The exhibition, which closed yesterday with a seminar, is a
laudable effort on the part of the Gajah Mada University's
Department of Ethnography in Yogyakarta to present, as the
Erasmus Huis's program booklet states, "the current lifestyle of
Javanese society, such as is found in markets, in the streets and
in the kampong areas," through some 100 photographs.
The pictures on display are the fruit of almost five years of
work by the university's ethnographic department, during which
facts were documented and hundreds of photographs were taken of
people interacting socially.
Since the exhibition is first and foremost an effort to convey
those study findings through visual means, those who expect
highly artistic photographs will be disappointed. Admittedly
there are a number of admirable pictures, but the emphasis is on
the message they convey.
Considering Yogya's reputation as a "city of learning", it is
not very surprising that the majority of photographs deal with
student life in and around the thousands of dormitories that are
scattered across this city of half a million people.
Like the swarms of tourists who have over the past couple of
decades made Yogyakarta Indonesia's second most visited tourist
destination after Bali, the hundreds of thousands of students who
have come from all over Indonesia to study in this city have
transformed it. In the past four or five decades they have
contributed immensely to the city's conversion from an ancient
and more-or-less static Javanese city into a vital modern
Indonesian one, complete with American fast-food chains, posh
hotels, movie theaters, traffic snarls and, of course, the
omnipresent student dormitories.
According to the 1990 figures in the study, the city of
Yogyakarta proper has 37 universities and academies with a total
of more than 50,000 students. Seven state-run and eight private
universities with a total of more than 90,000 students are
located in the city's surroundings. At least Rp 22 billion (US$11
million) or 7.12 percent of the region's annual budget is
transferred by parents to students living in the city each year.
The student's expenditures provide a source of income for
Yogyakarta's hundreds of thousands of households.
It is this transformation that has made Yogyakarta
unrecognizable to a native who has not been to the city for, say,
a decade or more. It takes at least a few days and many forays
into the more obscure corners to realize that the old pulse of
the city's underlying heart continues to beat -- with a somewhat
altered rhythm -- with undiminished vitality.
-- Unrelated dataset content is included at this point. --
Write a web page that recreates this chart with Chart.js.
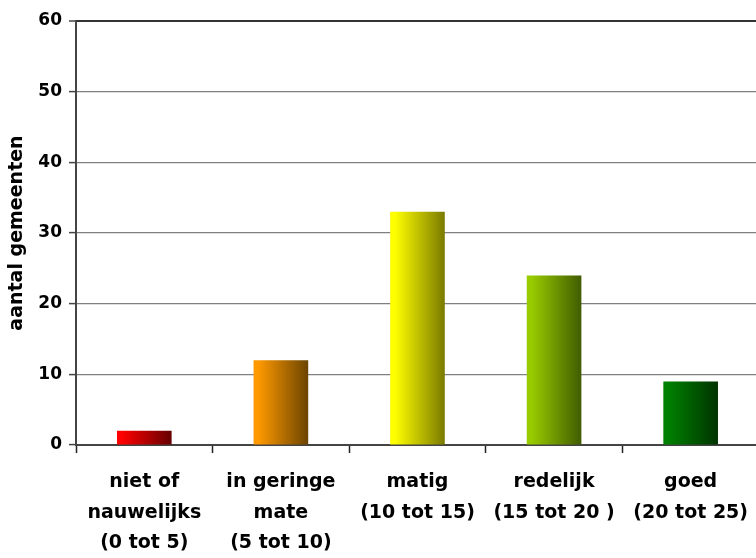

To the casual visitor, Yogyakarta still is and will always be
the "cradle of Javanese culture" advertised in the tourist
brochures. To the old-timer, however, there is no doubt there is
much lost in the Yogyakarta of today. The pace of life has
definitely changed.
As Yogya's kampong neighborhoods become more and more crowded
the old, cool open yards disappear to make room for new living
quarters and, of course, the student dormitories that for many
families provide a major source of livelihood. The shouts and
laughter of children playing in those yards during moonlit nights
are no longer heard. As the open spaces continue to disappear,
where is a child to find the crickets to stage cricket fights as
in the old days?
Considering the power and span of impact of all this change,
it is a pity that the scope of the exhibition does not permit the
present to be placed in proper perspective. Because of the
dominance of photographs dealing with various aspects of dorm
life, the scenes of street and market life and also the handful
of more intimate photographs of the remaining vestiges of the old
customs and traditions seem like a mere afterthought to round out
the exhibition.
Even so, the present undertaking deserves to be commended for
its effort to present the existence of this ancient Javanese city
as it confronts the challenges of the modern era.